Im Karst effectively takes the place of
Geisterstadt's
Unter Null, bringing faster rhythms and atmospheric leads into the band's equation, while the title track acts as a relatively brief interlude with its foreboding drone and slow, plodding percussion. Closer
Steinernes Meer might be the most obviously "post-metal" out of the album's tracks, with a dreamier,
Isis-like atmosphere and a stronger emphasis on the buildup than can be found on the rest of the album. On the complete opposite end of the spectrum, however, we have
Wölfe. Shorter even than the drone-influenced title track, it is a glorious three-and-a-half minute joyride (although "joy" may not be the correct word) of tribal percussion and galloping riffs, and it may be the single most intense song
Omega Massif has ever written.
Karpatia truly is an intense album, and it is also remarkably well-conceived and executed.

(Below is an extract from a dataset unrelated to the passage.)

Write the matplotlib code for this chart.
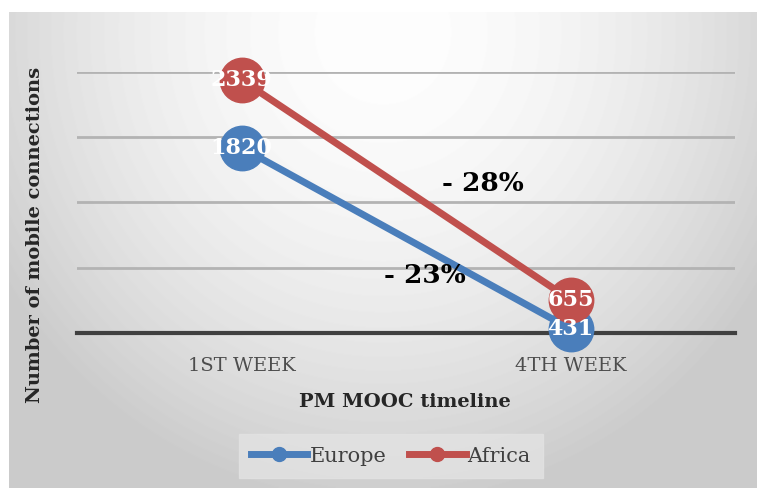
import numpy as np
import matplotlib
matplotlib.use("Agg")
import matplotlib.pyplot as plt

# data
weeks = ["1ST WEEK", "4TH WEEK"]
europe = [1820, 431]
africa = [2339, 655]
drops = ["- 23%", "- 28%"]

blue = "#4a7ebb"
red = "#c0504d"
serif = ["DejaVu Serif"]

fig = plt.figure(figsize=(7.63, 4.88), dpi=100, facecolor="white")

# chart area with radial grey gradient
bg = fig.add_axes([9 / 763, 0, 748 / 763, 476 / 488], zorder=-5)
h, w = 476, 748
yy, xx = np.mgrid[0:h, 0:w]
d = np.sqrt(((xx - w * 0.5) / (w * 0.6)) ** 2 + ((yy - 20) / (h * 1.0)) ** 2)
d = np.clip(d, 0, 1.0)
shade = 0.995 - 0.2 * d ** 1.8
bg.imshow(shade, cmap="gray", vmin=0, vmax=1, aspect="auto", extent=(0, 1, 0, 1), origin="upper")
bg.set_axis_off()

ax = fig.add_axes([77 / 763, 1 - 333 / 488, 658 / 763, 261 / 488])
ax.patch.set_alpha(0)
x = np.arange(len(weeks))

ax.set_xlim(-0.5, 1.5)
ax.set_ylim(400, 2400)
ax.set_yticks([900, 1400, 1900, 2400])
ax.yaxis.grid(True, color="#b3b3b3", lw=2)
ax.set_axisbelow(True)
ax.tick_params(axis="y", length=0, labelleft=False)
ax.tick_params(axis="x", length=0, pad=17, labelsize=14, labelcolor="#4d4d4d")
ax.set_xticks(x)
ax.set_xticklabels(weeks, family=serif)
for s in ["left", "right", "top"]:
    ax.spines[s].set_visible(False)
ax.spines["bottom"].set_color("#404040")
ax.spines["bottom"].set_linewidth(3)

ax.plot(x, europe, color=blue, lw=5, marker="o", ms=32, label="Europe", clip_on=False, zorder=3)
ax.plot(x, africa, color=red, lw=5, marker="o", ms=32, label="Africa", clip_on=False, zorder=4)

for xi, v in zip(x, europe):
    ax.text(xi, v, str(v), ha="center", va="center", color="white", fontsize=16,
            fontweight="bold", family=serif, zorder=6)
for xi, v in zip(x, africa):
    ax.text(xi, v, str(v), ha="center", va="center", color="white", fontsize=16,
            fontweight="bold", family=serif, zorder=6)

ax.text(0.558, 837, drops[0], ha="center", va="center", fontsize=19, fontweight="bold", family=serif)
ax.text(0.734, 1549, drops[1], ha="center", va="center", fontsize=19, fontweight="bold", family=serif)

fig.text(405 / 763, 1 - 402 / 488, "PM MOOC timeline", ha="center", va="center",
         fontsize=14, fontweight="bold", family=serif, color="#262626")
fig.text(35 / 763, 1 - 235 / 488, "Number of mobile connections", ha="center", va="center",
         rotation=90, fontsize=14, fontweight="bold", family=serif, color="#262626")

handles = [plt.Line2D([], [], color=blue, lw=5, marker="o", ms=10),
           plt.Line2D([], [], color=red, lw=5, marker="o", ms=10)]
leg = fig.legend(handles, ["Europe", "Africa"], loc="center", bbox_to_anchor=(391 / 763, 1 - 456 / 488),
                 ncol=2, frameon=True, fancybox=False, handlelength=2.7, handletextpad=0.1,
                 columnspacing=1.1, borderpad=0.6, prop={"family": serif, "size": 15})
leg.get_frame().set_facecolor("#e3e3e3")
leg.get_frame().set_edgecolor("#e3e3e3")
for t in leg.get_texts():
    t.set_color("#404040")

fig.savefig("out.png", dpi=100)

Imagine that four German dudes decided, on one especially dark and foggy morning, that they would create a band that combined the instrumental dynamics of Australasia/Fire In Our Throats-era
Pelican with the crushing darkness of post-metal contemporaries
Amenra and
Overmars. Finally, add an uncanny sense of dynamics, some quite impressive riff-crafting abilities, and a strangely unique, undefined "something" that separates this band's music from every similar act. The result would be
Omega Massif's
Karpatia. So do yourself a favor and pick up one of post-metal's bleakest, most desolate, and most crushing albums since
Through Silver In Blood. This, my friends, is what the genre was always meant to sound like.